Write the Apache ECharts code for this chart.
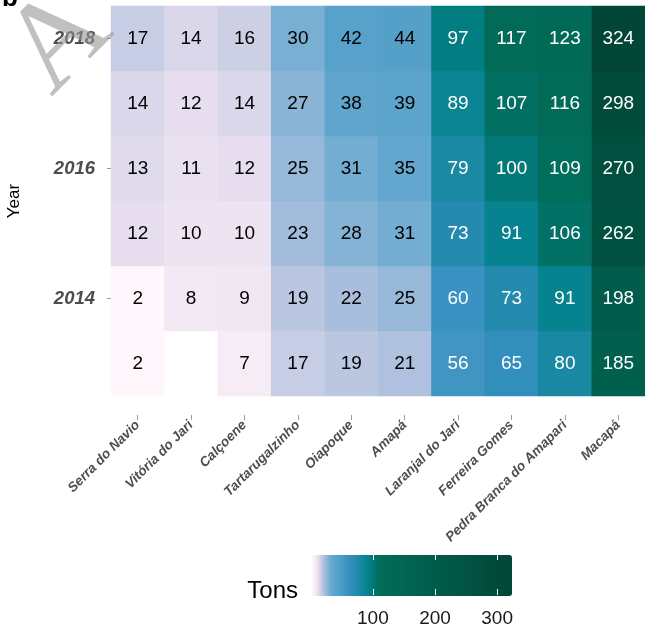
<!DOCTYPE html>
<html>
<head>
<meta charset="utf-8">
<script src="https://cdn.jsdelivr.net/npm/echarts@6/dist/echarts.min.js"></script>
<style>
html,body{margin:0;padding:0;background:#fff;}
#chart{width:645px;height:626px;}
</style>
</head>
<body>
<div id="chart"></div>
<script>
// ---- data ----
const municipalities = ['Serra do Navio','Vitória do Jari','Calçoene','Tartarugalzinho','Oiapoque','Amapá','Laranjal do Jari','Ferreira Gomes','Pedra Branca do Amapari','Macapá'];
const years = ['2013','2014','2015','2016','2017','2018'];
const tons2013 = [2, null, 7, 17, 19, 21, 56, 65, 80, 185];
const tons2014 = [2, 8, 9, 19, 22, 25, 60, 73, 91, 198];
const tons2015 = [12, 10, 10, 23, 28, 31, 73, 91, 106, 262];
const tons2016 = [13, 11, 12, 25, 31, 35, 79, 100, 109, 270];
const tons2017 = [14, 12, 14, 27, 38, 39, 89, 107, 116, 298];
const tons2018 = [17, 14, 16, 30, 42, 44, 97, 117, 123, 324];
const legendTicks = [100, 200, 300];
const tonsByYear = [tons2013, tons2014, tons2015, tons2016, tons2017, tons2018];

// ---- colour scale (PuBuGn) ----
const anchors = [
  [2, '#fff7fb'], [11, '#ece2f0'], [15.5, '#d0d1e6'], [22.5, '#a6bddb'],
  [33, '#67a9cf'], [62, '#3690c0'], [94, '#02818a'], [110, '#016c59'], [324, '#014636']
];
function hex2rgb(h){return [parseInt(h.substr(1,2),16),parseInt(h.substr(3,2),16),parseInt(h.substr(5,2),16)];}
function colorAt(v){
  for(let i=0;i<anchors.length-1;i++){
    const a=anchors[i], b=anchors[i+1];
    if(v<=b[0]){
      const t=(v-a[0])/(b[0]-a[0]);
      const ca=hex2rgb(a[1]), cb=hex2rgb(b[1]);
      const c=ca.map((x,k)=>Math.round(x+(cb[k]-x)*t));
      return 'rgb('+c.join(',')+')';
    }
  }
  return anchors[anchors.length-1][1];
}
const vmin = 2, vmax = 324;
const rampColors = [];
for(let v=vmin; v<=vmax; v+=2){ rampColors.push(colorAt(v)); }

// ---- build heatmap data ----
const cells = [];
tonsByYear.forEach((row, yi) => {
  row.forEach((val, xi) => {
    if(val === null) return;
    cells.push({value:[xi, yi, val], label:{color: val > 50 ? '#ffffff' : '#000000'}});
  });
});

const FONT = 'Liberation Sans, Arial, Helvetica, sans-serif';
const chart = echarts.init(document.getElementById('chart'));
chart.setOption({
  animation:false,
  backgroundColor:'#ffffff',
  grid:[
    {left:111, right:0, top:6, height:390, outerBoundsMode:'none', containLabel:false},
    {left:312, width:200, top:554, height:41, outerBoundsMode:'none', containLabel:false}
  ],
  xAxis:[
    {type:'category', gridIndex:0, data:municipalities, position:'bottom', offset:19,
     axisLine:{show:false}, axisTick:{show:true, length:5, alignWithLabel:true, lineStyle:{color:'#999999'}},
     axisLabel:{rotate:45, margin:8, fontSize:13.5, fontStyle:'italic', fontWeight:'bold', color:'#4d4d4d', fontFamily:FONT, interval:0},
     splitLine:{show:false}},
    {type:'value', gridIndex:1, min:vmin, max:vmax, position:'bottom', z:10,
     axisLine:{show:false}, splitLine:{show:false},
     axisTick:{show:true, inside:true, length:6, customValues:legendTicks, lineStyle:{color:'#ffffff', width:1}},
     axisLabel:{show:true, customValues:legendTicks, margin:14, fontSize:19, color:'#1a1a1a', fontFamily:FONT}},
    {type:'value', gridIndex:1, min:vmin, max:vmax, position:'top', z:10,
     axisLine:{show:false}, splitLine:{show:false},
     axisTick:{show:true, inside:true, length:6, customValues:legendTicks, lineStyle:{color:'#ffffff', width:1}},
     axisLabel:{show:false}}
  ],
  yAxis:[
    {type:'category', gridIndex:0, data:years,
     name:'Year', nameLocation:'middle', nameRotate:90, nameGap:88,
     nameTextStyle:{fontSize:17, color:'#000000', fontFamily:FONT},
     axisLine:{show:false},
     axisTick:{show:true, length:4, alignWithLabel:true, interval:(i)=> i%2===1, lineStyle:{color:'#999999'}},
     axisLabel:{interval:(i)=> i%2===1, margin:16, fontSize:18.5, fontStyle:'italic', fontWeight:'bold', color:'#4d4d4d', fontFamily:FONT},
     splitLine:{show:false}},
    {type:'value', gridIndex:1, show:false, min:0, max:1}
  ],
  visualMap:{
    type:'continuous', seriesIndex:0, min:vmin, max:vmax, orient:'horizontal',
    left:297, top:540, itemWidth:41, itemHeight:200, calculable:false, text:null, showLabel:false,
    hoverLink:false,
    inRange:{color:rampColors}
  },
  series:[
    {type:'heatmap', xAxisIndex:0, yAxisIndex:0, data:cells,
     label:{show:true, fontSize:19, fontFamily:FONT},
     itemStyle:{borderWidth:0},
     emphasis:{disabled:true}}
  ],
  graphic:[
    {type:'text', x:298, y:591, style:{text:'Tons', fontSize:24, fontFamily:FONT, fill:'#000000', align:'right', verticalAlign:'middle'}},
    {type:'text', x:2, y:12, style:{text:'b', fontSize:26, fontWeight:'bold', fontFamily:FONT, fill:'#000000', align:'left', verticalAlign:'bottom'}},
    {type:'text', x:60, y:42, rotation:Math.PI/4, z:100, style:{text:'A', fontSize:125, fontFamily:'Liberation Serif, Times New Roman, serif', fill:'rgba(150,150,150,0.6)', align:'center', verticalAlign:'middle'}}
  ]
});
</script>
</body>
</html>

_ _ _

Problem description: Reproduce the data word for word, excluding its pictures.

The completed task:
Write the Apache ECharts code for this chart.
<!DOCTYPE html>
<html>
<head>
<meta charset="utf-8">
<script src="https://cdn.jsdelivr.net/npm/echarts@6/dist/echarts.min.js"></script>
<style>
html,body{margin:0;padding:0;background:#fff;}
#chart{width:645px;height:626px;}
</style>
</head>
<body>
<div id="chart"></div>
<script>
// ---- data ----
const municipalities = ['Serra do Navio','Vitória do Jari','Calçoene','Tartarugalzinho','Oiapoque','Amapá','Laranjal do Jari','Ferreira Gomes','Pedra Branca do Amapari','Macapá'];
const years = ['2013','2014','2015','2016','2017','2018'];
const tons2013 = [2, null, 7, 17, 19, 21, 56, 65, 80, 185];
const tons2014 = [2, 8, 9, 19, 22, 25, 60, 73, 91, 198];
const tons2015 = [12, 10, 10, 23, 28, 31, 73, 91, 106, 262];
const tons2016 = [13, 11, 12, 25, 31, 35, 79, 100, 109, 270];
const tons2017 = [14, 12, 14, 27, 38, 39, 89, 107, 116, 298];
const tons2018 = [17, 14, 16, 30, 42, 44, 97, 117, 123, 324];
const legendTicks = [100, 200, 300];
const tonsByYear = [tons2013, tons2014, tons2015, tons2016, tons2017, tons2018];

// ---- colour scale (PuBuGn) ----
const anchors = [
  [2, '#fff7fb'], [11, '#ece2f0'], [15.5, '#d0d1e6'], [22.5, '#a6bddb'],
  [33, '#67a9cf'], [62, '#3690c0'], [94, '#02818a'], [110, '#016c59'], [324, '#014636']
];
function hex2rgb(h){return [parseInt(h.substr(1,2),16),parseInt(h.substr(3,2),16),parseInt(h.substr(5,2),16)];}
function colorAt(v){
  for(let i=0;i<anchors.length-1;i++){
    const a=anchors[i], b=anchors[i+1];
    if(v<=b[0]){
      const t=(v-a[0])/(b[0]-a[0]);
      const ca=hex2rgb(a[1]), cb=hex2rgb(b[1]);
      const c=ca.map((x,k)=>Math.round(x+(cb[k]-x)*t));
      return 'rgb('+c.join(',')+')';
    }
  }
  return anchors[anchors.length-1][1];
}
const vmin = 2, vmax = 324;
const rampColors = [];
for(let v=vmin; v<=vmax; v+=2){ rampColors.push(colorAt(v)); }

// ---- build heatmap data ----
const cells = [];
tonsByYear.forEach((row, yi) => {
  row.forEach((val, xi) => {
    if(val === null) return;
    cells.push({value:[xi, yi, val], label:{color: val > 50 ? '#ffffff' : '#000000'}});
  });
});

const FONT = 'Liberation Sans, Arial, Helvetica, sans-serif';
const chart = echarts.init(document.getElementById('chart'));
chart.setOption({
  animation:false,
  backgroundColor:'#ffffff',
  grid:[
    {left:111, right:0, top:6, height:390, outerBoundsMode:'none', containLabel:false},
    {left:312, width:200, top:554, height:41, outerBoundsMode:'none', containLabel:false}
  ],
  xAxis:[
    {type:'category', gridIndex:0, data:municipalities, position:'bottom', offset:19,
     axisLine:{show:false}, axisTick:{show:true, length:5, alignWithLabel:true, lineStyle:{color:'#999999'}},
     axisLabel:{rotate:45, margin:8, fontSize:13.5, fontStyle:'italic', fontWeight:'bold', color:'#4d4d4d', fontFamily:FONT, interval:0},
     splitLine:{show:false}},
    {type:'value', gridIndex:1, min:vmin, max:vmax, position:'bottom', z:10,
     axisLine:{show:false}, splitLine:{show:false},
     axisTick:{show:true, inside:true, length:6, customValues:legendTicks, lineStyle:{color:'#ffffff', width:1}},
     axisLabel:{show:true, customValues:legendTicks, margin:14, fontSize:19, color:'#1a1a1a', fontFamily:FONT}},
    {type:'value', gridIndex:1, min:vmin, max:vmax, position:'top', z:10,
     axisLine:{show:false}, splitLine:{show:false},
     axisTick:{show:true, inside:true, length:6, customValues:legendTicks, lineStyle:{color:'#ffffff', width:1}},
     axisLabel:{show:false}}
  ],
  yAxis:[
    {type:'category', gridIndex:0, data:years,
     name:'Year', nameLocation:'middle', nameRotate:90, nameGap:88,
     nameTextStyle:{fontSize:17, color:'#000000', fontFamily:FONT},
     axisLine:{show:false},
     axisTick:{show:true, length:4, alignWithLabel:true, interval:(i)=> i%2===1, lineStyle:{color:'#999999'}},
     axisLabel:{interval:(i)=> i%2===1, margin:16, fontSize:18.5, fontStyle:'italic', fontWeight:'bold', color:'#4d4d4d', fontFamily:FONT},
     splitLine:{show:false}},
    {type:'value', gridIndex:1, show:false, min:0, max:1}
  ],
  visualMap:{
    type:'continuous', seriesIndex:0, min:vmin, max:vmax, orient:'horizontal',
    left:297, top:540, itemWidth:41, itemHeight:200, calculable:false, text:null, showLabel:false,
    hoverLink:false,
    inRange:{color:rampColors}
  },
  series:[
    {type:'heatmap', xAxisIndex:0, yAxisIndex:0, data:cells,
     label:{show:true, fontSize:19, fontFamily:FONT},
     itemStyle:{borderWidth:0},
     emphasis:{disabled:true}}
  ],
  graphic:[
    {type:'text', x:298, y:591, style:{text:'Tons', fontSize:24, fontFamily:FONT, fill:'#000000', align:'right', verticalAlign:'middle'}},
    {type:'text', x:2, y:12, style:{text:'b', fontSize:26, fontWeight:'bold', fontFamily:FONT, fill:'#000000', align:'left', verticalAlign:'bottom'}},
    {type:'text', x:60, y:42, rotation:Math.PI/4, z:100, style:{text:'A', fontSize:125, fontFamily:'Liberation Serif, Times New Roman, serif', fill:'rgba(150,150,150,0.6)', align:'center', verticalAlign:'middle'}}
  ]
});
</script>
</body>
</html>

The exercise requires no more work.